Tomorrow’s the big one, friends: Bowdoin vs. Colby ice hockey in Sid Watson Arena. Easily the biggest sporting event on campus every year, Bowdoin-Colby takes a normally sedate student body and whips it into a frenzy for three periods of puck. But, like Thanksgiving dinner at Thorne or Ivies weekend, this iconic campus event requires careful planning. In the interest of providing the fans in the stands with a fun night and helping secure a win for the boys on the ice, the Orient’s editorial board humbly presents to you the ABCs of Bowdoin-Colby hockey.

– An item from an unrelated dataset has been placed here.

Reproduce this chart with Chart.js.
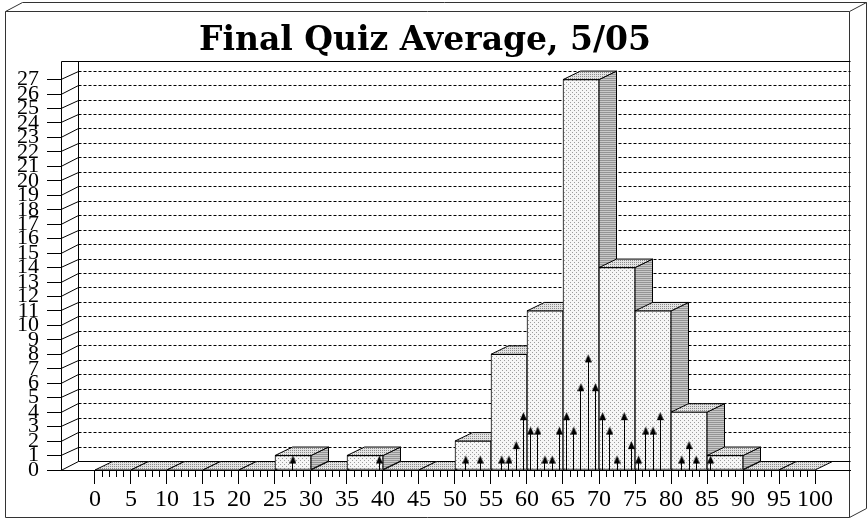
<!DOCTYPE html>
<html>
<head>
<meta charset="utf-8">
<script src="https://cdn.jsdelivr.net/npm/chart.js@4.4.0/dist/chart.umd.min.js"></script>
<style>
html, body { margin: 0; padding: 0; background: #fff; }
#wrap { width: 867px; height: 518px; }
</style>
</head>
<body>
<div id="wrap"><canvas id="quiz"></canvas></div>
<script>
// histogram bins (width 5) and how many students fell in each
var binStart = [0, 5, 10, 15, 20, 25, 30, 35, 40, 45, 50, 55, 60, 65, 70, 75, 80, 85, 90, 95];
var binCount = [0, 0, 0, 0, 0, 1, 0, 1, 0, 0, 2, 8, 11, 27, 14, 11, 4, 1, 0, 0];

// individual scores (arrows) and how many students got each one
var scores = [27, 39, 51, 53, 56, 57, 58, 59, 60, 61, 62, 63, 64, 65, 66, 67, 68, 69,
              70, 71, 72, 73, 74, 75, 76, 77, 78, 81, 82, 83, 85];
var scoreCount = [1, 1, 1, 1, 1, 1, 2, 4, 3, 3, 1, 1, 3, 4, 3, 6, 8, 6,
                  4, 3, 1, 4, 2, 1, 3, 3, 4, 1, 2, 1, 1];

var xTicks = [0, 5, 10, 15, 20, 25, 30, 35, 40, 45, 50, 55, 60, 65, 70, 75, 80, 85, 90, 95, 100];
var yMax = 27;
var binWidth = 5;

var depthX = 17.5, depthY = 8.5;

function makePattern(w, h, bg, fg, dots) {
    var c = document.createElement('canvas');
    c.width = w; c.height = h;
    var g = c.getContext('2d');
    g.fillStyle = bg;
    g.fillRect(0, 0, w, h);
    g.fillStyle = fg;
    dots.forEach(function (p) { g.fillRect(p[0], p[1], p[2] || 1, 1); });
    return g.createPattern(c, 'repeat');
}

var frontFill = makePattern(4, 4, '#f6f6f6', '#9c9c9c', [[0, 0], [2, 2]]);
var topFill = makePattern(2, 2, '#e4e4e4', '#8a8a8a', [[0, 0]]);
var sideFill = makePattern(2, 2, '#c9c9c9', '#949494', [[0, 0, 2]]);

var arrowHead = (function () {
    var c = document.createElement('canvas');
    c.width = 7; c.height = 18;
    var g = c.getContext('2d');
    g.fillStyle = '#000';
    g.beginPath();
    g.moveTo(3.5, 9);
    g.lineTo(7, 17);
    g.lineTo(0, 17);
    g.closePath();
    g.fill();
    return c;
})();

function px(v) { return Math.round(v - 0.5) + 0.5; }

var box3d = {
    id: 'box3d',
    beforeDraw: function (chart) {
        var ctx = chart.ctx, a = chart.chartArea, x = chart.scales.x, y = chart.scales.y;
        var W = chart.width, H = chart.height;
        ctx.save();
        ctx.fillStyle = '#fff';
        ctx.fillRect(0, 0, W, H);

        // outer 3d frame
        var fl = 5.5, ft = 11.5, fr = W - 17.5, fb = H - 0.5;
        ctx.strokeStyle = '#333';
        ctx.lineWidth = 1;
        ctx.beginPath();
        ctx.rect(fl, ft, fr - fl, fb - ft);
        ctx.moveTo(fl, ft); ctx.lineTo(fl + 17, ft - 9); ctx.lineTo(fr + 17, ft - 9);
        ctx.lineTo(fr + 17, fb - 9); ctx.lineTo(fr, fb);
        ctx.moveTo(fr, ft); ctx.lineTo(fr + 17, ft - 9);
        ctx.stroke();

        // side wall and back wall
        var y0 = y.getPixelForValue(0);
        var back = px(a.left + depthX), top = px(a.top - 18), right = px(a.right);
        ctx.strokeStyle = '#000';
        ctx.beginPath();
        ctx.moveTo(px(a.left), top); ctx.lineTo(right, top);
        ctx.moveTo(px(a.left), top); ctx.lineTo(px(a.left), y0);
        ctx.moveTo(back, top); ctx.lineTo(back, px(y0 - depthY));
        ctx.lineTo(right, px(y0 - depthY));
        for (var k = 0; k <= yMax; k++) {
            var yk = y.getPixelForValue(k);
            ctx.moveTo(a.left, px(yk)); ctx.lineTo(a.left + depthX, px(yk - depthY));
        }
        ctx.stroke();

        ctx.setLineDash([3, 2]);
        ctx.beginPath();
        for (var j = 1; j <= yMax; j++) {
            var yj = px(y.getPixelForValue(j) - depthY);
            ctx.moveTo(back, yj); ctx.lineTo(right, yj);
        }
        ctx.stroke();
        ctx.setLineDash([]);

        // minor ticks on the score axis
        ctx.beginPath();
        for (var v = xTicks[0]; v <= xTicks[xTicks.length - 1]; v++) {
            if (v % 5 === 0) continue;
            var xv = px(x.getPixelForValue(v));
            ctx.moveTo(xv, y0); ctx.lineTo(xv, y0 + 7);
        }
        ctx.stroke();
        ctx.restore();
    },
    beforeDatasetDraw: function (chart, args) {
        var ctx = chart.ctx, y = chart.scales.y;
        var y0 = y.getPixelForValue(0);
        ctx.save();
        if (args.meta.type === 'bar') {
            ctx.strokeStyle = '#000';
            ctx.lineWidth = 1;
            args.meta.data.forEach(function (el) {
                var l = el.x - el.width / 2, r = el.x + el.width / 2, t = el.y, b = el.base;
                // side face
                if (b - t > 0.5) {
                    ctx.beginPath();
                    ctx.moveTo(r, t); ctx.lineTo(r + depthX, t - depthY);
                    ctx.lineTo(r + depthX, b - depthY); ctx.lineTo(r, b);
                    ctx.closePath();
                    ctx.fillStyle = sideFill;
                    ctx.fill(); ctx.stroke();
                }
                // top face
                ctx.beginPath();
                ctx.moveTo(l, t); ctx.lineTo(l + depthX, t - depthY);
                ctx.lineTo(r + depthX, t - depthY); ctx.lineTo(r, t);
                ctx.closePath();
                ctx.fillStyle = topFill;
                ctx.fill(); ctx.stroke();
            });
        } else {
            ctx.strokeStyle = '#000';
            ctx.lineWidth = 1;
            ctx.beginPath();
            args.meta.data.forEach(function (el) {
                var xs = px(el.x);
                ctx.moveTo(xs, y0); ctx.lineTo(xs, el.y + 3);
            });
            ctx.stroke();
        }
        ctx.restore();
    }
};

var ctx = document.getElementById('quiz');
var quizChart = new Chart(ctx, {
    type: 'bar',
    data: {
        datasets: [
            {
                type: 'scatter',
                label: 'Scores',
                data: scores.map(function (s, i) { return { x: s + 0.5, y: scoreCount[i] }; }),
                pointStyle: arrowHead,
                pointRadius: 4,
                order: 0
            },
            {
                type: 'bar',
                label: 'Students',
                data: binStart.map(function (s, i) { return { x: s + binWidth / 2, y: binCount[i] }; }),
                backgroundColor: frontFill,
                borderColor: '#000',
                borderWidth: 1,
                borderSkipped: false,
                barPercentage: 1,
                categoryPercentage: 1,
                order: 1
            }
        ]
    },
    options: {
        responsive: true,
        maintainAspectRatio: false,
        animation: false,
        events: [],
        layout: { padding: { left: 0, right: 17, top: 0, bottom: 0 } },
        plugins: {
            legend: { display: false },
            tooltip: { enabled: false },
            title: {
                display: true,
                text: 'Final Quiz Average, 5/05',
                color: '#000',
                font: { family: 'DejaVu Serif', size: 33, weight: 'bold' },
                padding: { top: 22, bottom: 18 }
            }
        },
        scales: {
            x: {
                type: 'linear',
                offset: false,
                min: -4.72,
                max: 104.86,
                afterBuildTicks: function (s) {
                    s.ticks = xTicks.map(function (v) { return { value: v }; });
                },
                afterFit: function (s) { s.height = 48; },
                grid: { offset: false, drawOnChartArea: false, tickLength: 14, color: '#000' },
                border: { color: '#000' },
                ticks: {
                    autoSkip: false,
                    maxRotation: 0,
                    padding: 1,
                    color: '#000',
                    font: { family: 'Liberation Serif', size: 24 }
                }
            },
            y: {
                min: 0,
                max: yMax,
                afterFit: function (s) { s.width = 61; },
                grid: { drawOnChartArea: false, tickLength: 14, color: '#000' },
                border: { color: '#000' },
                ticks: {
                    stepSize: 1,
                    autoSkip: false,
                    padding: 8,
                    color: '#000',
                    font: { family: 'Liberation Serif', size: 22 }
                }
            }
        }
    },
    plugins: [box3d]
});
</script>
</body>
</html>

Were you one of the lucky souls that waited in the now-infamous line that snaked around Smith Union throughout the week and emerged victorious with a ticket? Kudos, your dedication to Bowdoin men’s hockey is a huge part of what makes the program the NESCAC powerhouse that it is. Don’t feel bad if you didn’t score a seat to the big game, though. There’s an unspoken understanding that those who show up to the game will find a way in. That said, don’t make the ushers’ jobs hard or awkward by begging them for admission. Have the courtesy to bring a homemade ticket or just dart past them inconspicuously.


It’s going to be tempting to drink all day in preparation for the game, because that is an awesome thing to do if you’re 21 years old. Don’t darty too hard, though—there’s nothing worse than passing out at 6 p.m. and not even making it to the game. And don’t pregame intensely directly before the game, either. The bleachers will be packed and you’ll be uncomfortable. Drink in moderation before the game, and save turn up o’clock for immediately after the boys get the W. As hockey legend Wayne Gretzky once said, “You miss 100 percent of the shots you don’t take.”

Chants and Chirps

The best anti-Colby chants, ranked:

1. “UMaine-Waterville”
2. “Mules are sterile”
3. “Safety school”

These are the essentials, the classic war cries shouted by generations of Bowdoin students. They will be chanted, and they will be chanted often. But don’t hesitate to take things a step further. Scan the Colby men’s hockey roster and put some names into Google. Does the goalie speak Russian and French? Yup—shout some things at him in Russian and French! Does the leading scorer have an embarrassing Vine account that hasn’t been updated in two years? He sure does! Please loudly make reference to it while he’s on the ice. It’s not about insulting the opposition—in fact, that should be avoided. The best chirps are obscure, innocuous references to the players’ lives.

If you’ve ever felt envy while watching a student section go wild at a big-time college sporting event, tomorrow night is your chance to live that life. The Mules are coming to town, and every self-respecting Polar Bear should be present to defend the hallowed grounds of Watson Arena. It’s time for Bowdoin-Colby hockey.